1. Interface not in VRF

Terminal window
show interfaces ethernet eth1
# Check "VRF:" field — should show your VRF name

2. Routes not appearing

Terminal window
show ip route vrf PRODUCTION
# If empty, check interface addresses and that interface is up

3. Traffic not flowing between VRFs

Terminal window
# Check routes exist in source VRF
show ip route vrf MANAGEMENT 10.1.0.0/24
# Check firewall isn't blocking
show firewall statistics
# Check return path — VRF routing must work both directions
show ip route vrf PRODUCTION 10.100.0.0/24

4. Services not binding to VRF

Terminal window
# Verify service is configured for VRF
show configuration commands | grep "vrf"
# Check socket bindings
ss -tlnp | grep sshd

The Lesson

VRF simplifies complex networks if you keep the model in your head.

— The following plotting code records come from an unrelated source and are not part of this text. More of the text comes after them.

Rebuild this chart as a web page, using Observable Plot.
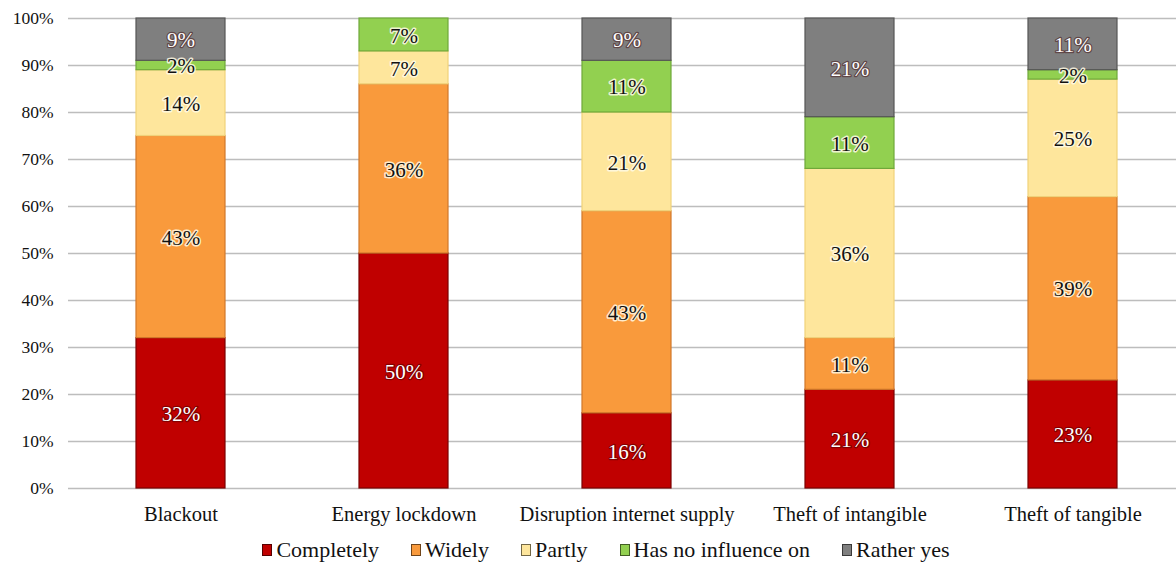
<!DOCTYPE html>
<html>
<head>
<meta charset="utf-8">
<script src="https://cdn.jsdelivr.net/npm/d3@7"></script>
<script src="https://cdn.jsdelivr.net/npm/@observablehq/plot@0.6"></script>
<style>
  html, body { margin: 0; padding: 0; background: #fff; }
  body { width: 1176px; height: 563px; overflow: hidden; }
  #chart svg { display: block; }
  #legend { position: relative; height: 33px; width: 1176px; }
  #legend .items { position: absolute; left: 0; width: 1212px; top: 7px; display: flex; justify-content: center; gap: 32px; font-size: 22px; color: #111; }
  #legend .item { display: flex; align-items: center; gap: 4px; }
  #legend .sw { width: 10px; height: 12px; border: 1px solid rgba(0,0,0,0.55); box-sizing: border-box; }
</style>
</head>
<body>
<div id="chart"></div>
<div id="legend"><div class="items"></div></div>
<script>
// Survey categories (bars) and answer series (stacked segments, bottom to top)
const categories = ["Blackout", "Energy lockdown", "Disruption internet supply", "Theft of intangible", "Theft of tangible"];
const series = ["Completely", "Widely", "Partly", "Has no influence on", "Rather yes"];

// Shares in percent, one value per category
const completely   = [32, 50, 16, 21, 23];
const widely       = [43, 36, 43, 11, 39];
const partly       = [14, 7, 21, 36, 25];
const noInfluence  = [2, 7, 11, 11, 2];
const ratherYes    = [9, 0, 9, 21, 11];

const yTicks = [0, 10, 20, 30, 40, 50, 60, 70, 80, 90, 100];

const colors = ["#C00000", "#F99A3C", "#FEE69C", "#92D050", "#7F7F7F"];
const edges  = ["#7a0000", "#d0782a", "#f0d27a", "#6fa83a", "#555555"];

const values = [completely, widely, partly, noInfluence, ratherYes];
const data = [];
categories.forEach((c, i) => {
  series.forEach((s, j) => data.push({category: c, series: s, value: values[j][i]}));
});

// White labels on the dark segments, black labels elsewhere
const lightText = new Set(["Completely", "Rather yes"]);
const darkLabel = d => (d.value > 0 && !lightText.has(d.series)) ? d.value + "%" : "";
const lightLabel = d => (d.value > 0 && lightText.has(d.series)) ? d.value + "%" : "";

const font = "Liberation Serif, Tinos, Times New Roman, serif";
document.body.style.fontFamily = font;

const chart = Plot.plot({
  width: 1176,
  height: 530,
  marginTop: 18,
  marginBottom: 42,
  marginLeft: 68,
  marginRight: 0,
  style: {fontFamily: font, fontSize: "17.5px", color: "#111", background: "#fff"},
  x: {domain: categories, range: [69, 1184], paddingInner: 0.6, paddingOuter: 0.3, label: null},
  y: {domain: [0, 100], ticks: yTicks, tickFormat: d => d + "%", label: null},
  color: {domain: series, range: colors},
  marks: [
    Plot.gridY(yTicks, {stroke: "#bdbdbd", strokeOpacity: 1, strokeWidth: 1.5}),
    Plot.axisY(yTicks, {tickSize: 0, tickPadding: 15, tickFormat: d => d + "%", fontSize: 17.5, fontFamily: font, label: null}),
    Plot.axisX({tickSize: 0, tickPadding: 18, fontSize: 20.5, fontFamily: font, label: null}),
    Plot.barY(data, Plot.stackY({
      x: "category", y: "value", fill: "series",
      stroke: d => edges[series.indexOf(d.series)], strokeWidth: 1.2
    })),
    Plot.text(data, Plot.stackY({
      x: "category", y: "value", z: "series",
      text: darkLabel, fontFamily: font,
      fill: "#111", stroke: "#fffbe6", strokeWidth: 3, strokeOpacity: 0.85,
      fontSize: 21, dy: 1
    })),
    Plot.text(data, Plot.stackY({
      x: "category", y: "value", z: "series",
      text: lightLabel, fontFamily: font,
      fill: "#fff", stroke: "#3a0000", strokeWidth: 2.5, strokeOpacity: 0.45,
      fontSize: 21, dy: 1
    }))
  ]
});

document.getElementById("chart").append(chart);

// Legend below the plot
const items = document.querySelector("#legend .items");
items.style.fontFamily = font;
series.forEach((s, i) => {
  const item = document.createElement("div");
  item.className = "item";
  const sw = document.createElement("span");
  sw.className = "sw";
  sw.style.background = colors[i];
  const label = document.createElement("span");
  label.textContent = s;
  label.style.fontFamily = font;
  item.append(sw, label);
  items.append(item);
});
</script>
</body>
</html>
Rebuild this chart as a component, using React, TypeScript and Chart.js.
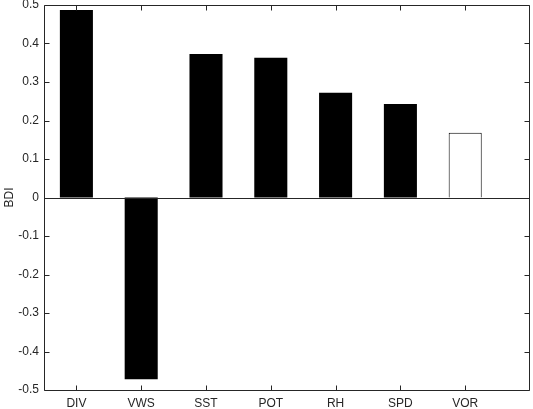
import React, { useEffect, useRef } from 'react';
import { Chart, registerables } from 'chart.js';

Chart.register(...registerables);

const categories = ['DIV', 'VWS', 'SST', 'POT', 'RH', 'SPD', 'VOR'];
const bdiValues = [0.487, -0.472, 0.373, 0.363, 0.272, 0.243, 0.168];
const barFilled = [true, true, true, true, true, true, false];
const yTicks = [-0.5, -0.4, -0.3, -0.2, -0.1, 0, 0.1, 0.2, 0.3, 0.4, 0.5];
const yTickLabels = ['-0.5', '-0.4', '-0.3', '-0.2', '-0.1', '0', '0.1', '0.2', '0.3', '0.4', '0.5'];
const yTitle = 'BDI';

const AXIS_COLOR = '#262626';
const FONT = { family: 'Liberation Sans, Arial, Helvetica, sans-serif', size: 12 };

const boxPlugin = {
  id: 'matlabBox',
  afterDatasetsDraw(chart: any) {
    const { ctx, chartArea, scales } = chart;
    const x = scales.x;
    const y = scales.y;
    const L = Math.round(chartArea.left) + 0.5;
    const R = Math.round(chartArea.right) - 0.5;
    const T = Math.round(chartArea.top) + 0.5;
    const B = Math.round(chartArea.bottom) + 0.5;
    const tl = 5;
    ctx.save();
    ctx.strokeStyle = AXIS_COLOR;
    ctx.lineWidth = 1;
    const z = Math.round(y.getPixelForValue(0)) + 0.5;
    ctx.beginPath();
    ctx.moveTo(L, z);
    ctx.lineTo(R, z);
    ctx.stroke();
    ctx.beginPath();
    ctx.rect(L, T, R - L, B - T);
    ctx.stroke();
    ctx.beginPath();
    yTicks.forEach((v) => {
      const py = Math.round(y.getPixelForValue(v)) + 0.5;
      ctx.moveTo(L, py);
      ctx.lineTo(L + tl, py);
      ctx.moveTo(R, py);
      ctx.lineTo(R - tl, py);
    });
    categories.forEach((_, i) => {
      const px = Math.round(x.getPixelForValue(i + 1)) + 0.5;
      ctx.moveTo(px, B);
      ctx.lineTo(px, B - tl);
      ctx.moveTo(px, T);
      ctx.lineTo(px, T + tl);
    });
    ctx.stroke();
    ctx.restore();
  },
};

export default function App() {
  const canvasRef = useRef<HTMLCanvasElement | null>(null);

  useEffect(() => {
    const canvas = canvasRef.current;
    if (!canvas) return;
    const chart = new Chart(canvas, {
      type: 'bar',
      data: {
        datasets: [
          {
            data: bdiValues.map((v, i) => ({ x: i + 1, y: v })),
            backgroundColor: barFilled.map((f) => (f ? '#000000' : '#ffffff')),
            borderColor: '#000000',
            borderWidth: barFilled.map((f) => (f ? 0 : 1)),
            categoryPercentage: 1,
            barPercentage: 0.51,
          } as any,
        ],
      },
      options: {
        animation: false,
        responsive: false,
        devicePixelRatio: 1,
        layout: { padding: { top: 5, right: 3, bottom: 0, left: 0 } },
        plugins: { legend: { display: false }, tooltip: { enabled: false } },
        scales: {
          x: {
            type: 'linear',
            min: 0.5,
            max: 8,
            offset: false,
            grid: { display: false, drawTicks: false, offset: false },
            border: { display: false },
            afterBuildTicks: (scale: any) => {
              scale.ticks = categories.map((_, i) => ({ value: i + 1 }));
            },
            afterFit: (scale: any) => {
              scale.height = 19;
              scale.paddingLeft = 0;
              scale.paddingRight = 0;
            },
            ticks: {
              autoSkip: false,
              maxRotation: 0,
              padding: 6,
              color: AXIS_COLOR,
              font: FONT,
              callback: (value: any) => categories[Math.round(Number(value)) - 1] ?? '',
            },
          },
          y: {
            type: 'linear',
            min: -0.5,
            max: 0.5,
            grid: { display: false, drawTicks: false },
            border: { display: false },
            afterBuildTicks: (scale: any) => {
              scale.ticks = yTicks.map((v) => ({ value: v }));
            },
            afterFit: (scale: any) => {
              scale.width = 44;
              scale.paddingTop = 0;
              scale.paddingBottom = 0;
            },
            ticks: {
              padding: 5,
              color: AXIS_COLOR,
              font: FONT,
              callback: (value: any) => {
                const idx = yTicks.findIndex((t) => Math.abs(t - Number(value)) < 1e-9);
                return idx >= 0 ? yTickLabels[idx] : '';
              },
            },
            title: {
              display: true,
              text: yTitle,
              color: AXIS_COLOR,
              font: FONT,
              padding: { top: 2, bottom: 0 },
            },
          },
        },
      },
      plugins: [boxPlugin],
    });
    return () => chart.destroy();
  }, []);

  return (
    <div style={{ position: 'absolute', left: 0, top: 0, width: 533, height: 409, background: '#fff' }}>
      <canvas ref={canvasRef} width={533} height={409} />
    </div>
  );
}
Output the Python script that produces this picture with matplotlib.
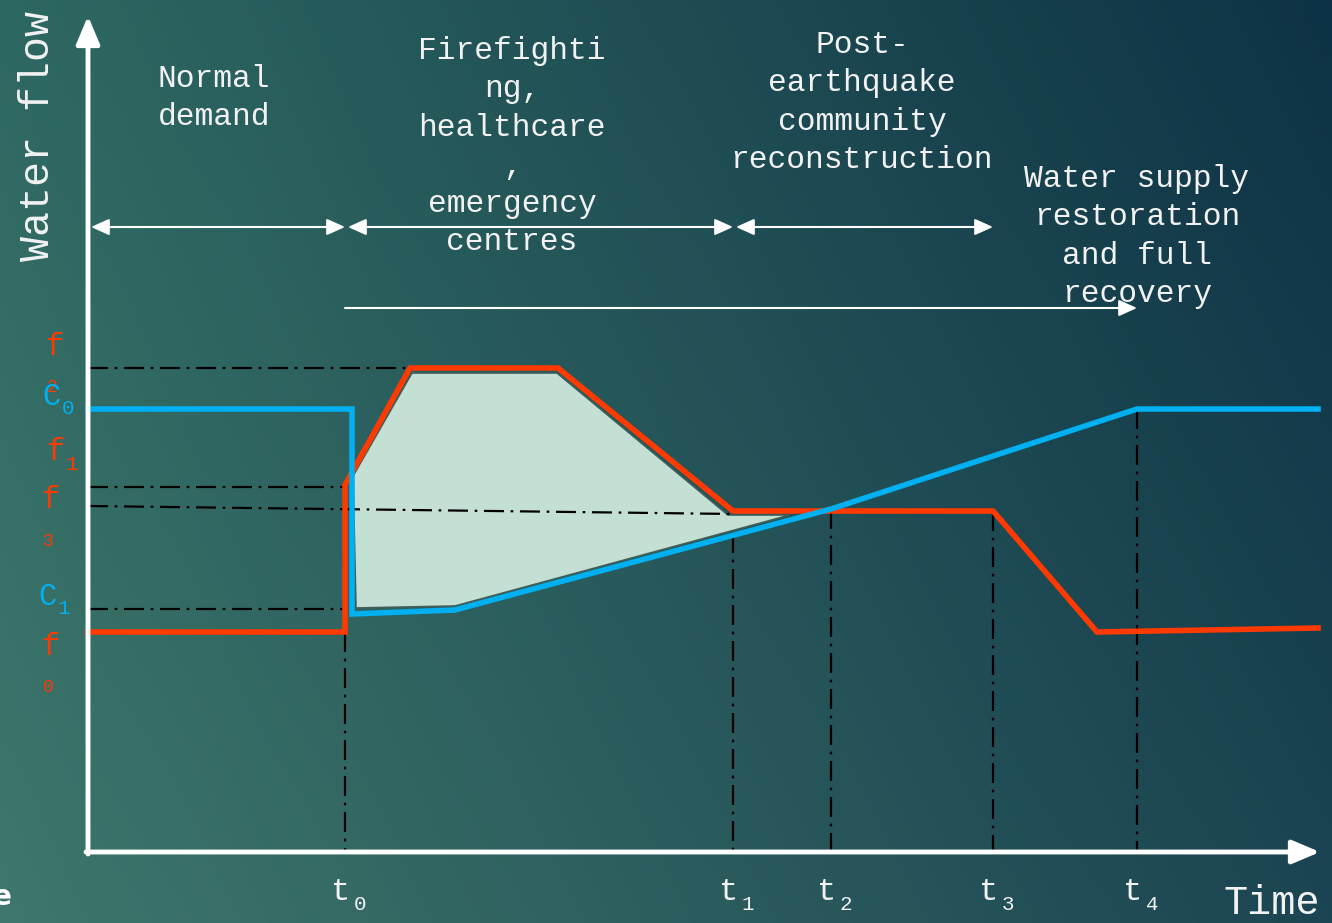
import numpy as np
import matplotlib.pyplot as plt

# canvas is laid out in pixel units (x right, y down)
W, H = 1332, 923

# time marks on the horizontal axis
t_labels = ["0", "1", "2", "3", "4"]
t_x = [345, 733, 831, 993, 1137]
t_y_top = [632, 533, 509, 511, 409]  # where each dash-dot drop line starts

# water demand f (red) and supply capacity C (blue)
red_x = [88, 345, 345, 410, 558, 733, 993, 1097, 1318]
red_y = [632, 632, 485, 368, 368, 511, 511, 632, 628]
blue_x = [88, 352, 352, 455, 831, 1137, 1318]
blue_y = [409, 409, 614, 610, 509, 409, 409]

# shaded deficit region
fill_x = [353, 412, 557, 728, 790, 455, 356]
fill_y = [476, 373, 373, 515, 515, 606, 608]

# horizontal reference levels: (x_end, y_start, y_end)
ref_lines = [(410, 368, 368), (345, 487, 487), (735, 506, 514), (345, 609, 609)]

# phase arrows
phase_bounds = [88, 345, 733, 993]
phase_y = 227
long_arrow = (345, 1137, 308)

phase_texts = [
    (214, 78, "Normal\ndemand"),
    (512, 50, "Firefighti\nng,\nhealthcare\n,\nemergency\ncentres"),
    (862, 44, "Post-\nearthquake\ncommunity\nreconstruction"),
    (1137, 178, "Water supply\nrestoration\nand full\nrecovery"),
]

# level labels on the left: (x, y, main, sub, colour, sub position)
RED = "#ff3a00"
BLUE = "#00b0f0"
level_labels = [
    (55, 347, "f", "2", RED, "below"),
    (52, 397, "C", "0", BLUE, "right"),
    (56, 452, "f", "1", RED, "right"),
    (51, 500, "f", "3", RED, "below"),
    (48, 597, "C", "1", BLUE, "right"),
    (51, 647, "f", "0", RED, "below"),
]

MONO = "Liberation Mono"

fig = plt.figure(figsize=(W / 100, H / 100), dpi=100)
ax = fig.add_axes([0, 0, 1, 1])
ax.set_xlim(0, W)
ax.set_ylim(H, 0)
ax.axis("off")

# diagonal gradient background
c_tl = np.array([0x2e, 0x68, 0x62]) / 255
c_bl = np.array([0x3e, 0x77, 0x6b]) / 255
c_tr = np.array([0x0e, 0x32, 0x45]) / 255
c_br = np.array([0x1b, 0x45, 0x52]) / 255
u = np.linspace(0, 1, 200)[None, :, None]
v = np.linspace(0, 1, 140)[:, None, None]
grad = (1 - u) * ((1 - v) * c_tl + v * c_bl) + u * ((1 - v) * c_tr + v * c_br)
ax.imshow(grad, extent=[0, W, H, 0], aspect="auto", zorder=0, interpolation="bilinear")

# shaded region
ax.fill(fill_x, fill_y, facecolor="#c4dfd4", edgecolor="#3f5f5a", lw=1.2, zorder=2)

dash = (0, (9, 3, 1.2, 3))
for x_end, y0, y1 in ref_lines:
    ax.plot([88, x_end], [y0, y1], color="black", lw=1.6, ls=dash, zorder=3)
for x, yt in zip(t_x, t_y_top):
    ax.plot([x, x], [yt, 852], color="black", lw=1.6, ls=dash, zorder=3)

ax.plot(red_x, red_y, color=RED, lw=4, solid_joinstyle="miter", zorder=4)
ax.plot(blue_x, blue_y, color=BLUE, lw=4, solid_joinstyle="miter", zorder=5)

# axes with arrow heads
ax.annotate("", xy=(88, 16), xytext=(88, 854),
            arrowprops=dict(arrowstyle="-|>,head_length=1.3,head_width=0.55",
                            color="white", lw=3.5, mutation_scale=13,
                            shrinkA=0, shrinkB=0), zorder=6)
ax.annotate("", xy=(1320, 852), xytext=(86, 852),
            arrowprops=dict(arrowstyle="-|>,head_length=1.3,head_width=0.55",
                            color="white", lw=3.5, mutation_scale=13,
                            shrinkA=0, shrinkB=0), zorder=6)

# phase arrows
for a, b in zip(phase_bounds[:-1], phase_bounds[1:]):
    ax.annotate("", xy=(b, phase_y), xytext=(a + 3, phase_y),
                arrowprops=dict(arrowstyle="<|-|>,head_length=1.0,head_width=0.45",
                                color="white", lw=1.5, mutation_scale=11,
                                shrinkA=0, shrinkB=0), zorder=6)
ax.annotate("", xy=(long_arrow[1], long_arrow[2]), xytext=(long_arrow[0], long_arrow[2]),
            arrowprops=dict(arrowstyle="-|>,head_length=1.0,head_width=0.45",
                            color="white", lw=1.5, mutation_scale=11,
                            shrinkA=0, shrinkB=0), zorder=6)

for x, y, s in phase_texts:
    ax.text(x, y - 14, s, family=MONO, fontsize=22.5, color="#f2f2f2",
            ha="center", va="top", linespacing=1.36, zorder=7)

# time ticks
for lab, x in zip(t_labels, t_x):
    ax.text(x - 4, 892, "t", family=MONO, fontsize=23, color="#f2f2f2",
            ha="center", va="center", zorder=7)
    ax.text(x + 15, 904, lab, family=MONO, fontsize=15, color="#f2f2f2",
            ha="center", va="center", zorder=7)

ax.text(1272, 903, "Time", family=MONO, fontsize=29, color="#f2f2f2",
        ha="center", va="center", zorder=7)
ax.text(38, 136, "Water flow", family=MONO, fontsize=30, color="#f2f2f2",
        rotation=90, ha="center", va="center", zorder=7)
ax.text(-7, 897, "e", family="DejaVu Sans", fontsize=20, fontweight="bold",
        color="white", ha="left", va="center", zorder=7)

for x, y, main, sub, col, where in level_labels:
    ax.text(x, y, main, family=MONO, fontsize=22, color=col,
            ha="center", va="center", zorder=7)
    if where == "right":
        ax.text(x + 16, y + 12, sub, family=MONO, fontsize=15, color=col,
                ha="center", va="center", zorder=7)
    else:
        ax.text(x - 3, y + 41, sub, family=MONO, fontsize=13, color=col,
                ha="center", va="center", zorder=7)

fig.savefig("out.png", dpi=100)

VLANs isolate at Layer 2. VRF isolates at Layer 3. Combined, they give you complete network segmentation. But VRF adds complexity — every interface, every route, every service needs to be VRF-aware.

The key is maintaining a clear mental model. Know which interfaces are in which VRF. Know what routes leak between them. Know what firewall rules protect those leaks. When you have that model, VRF makes complex multi-tenant or highly-segmented networks manageable. When you lose track of that model, VRF becomes a debugging nightmare.

Start simple. One or two VRFs. Get comfortable with VRF-aware commands. Expand when you need to. And always, always diagram your VRF topology before you build it.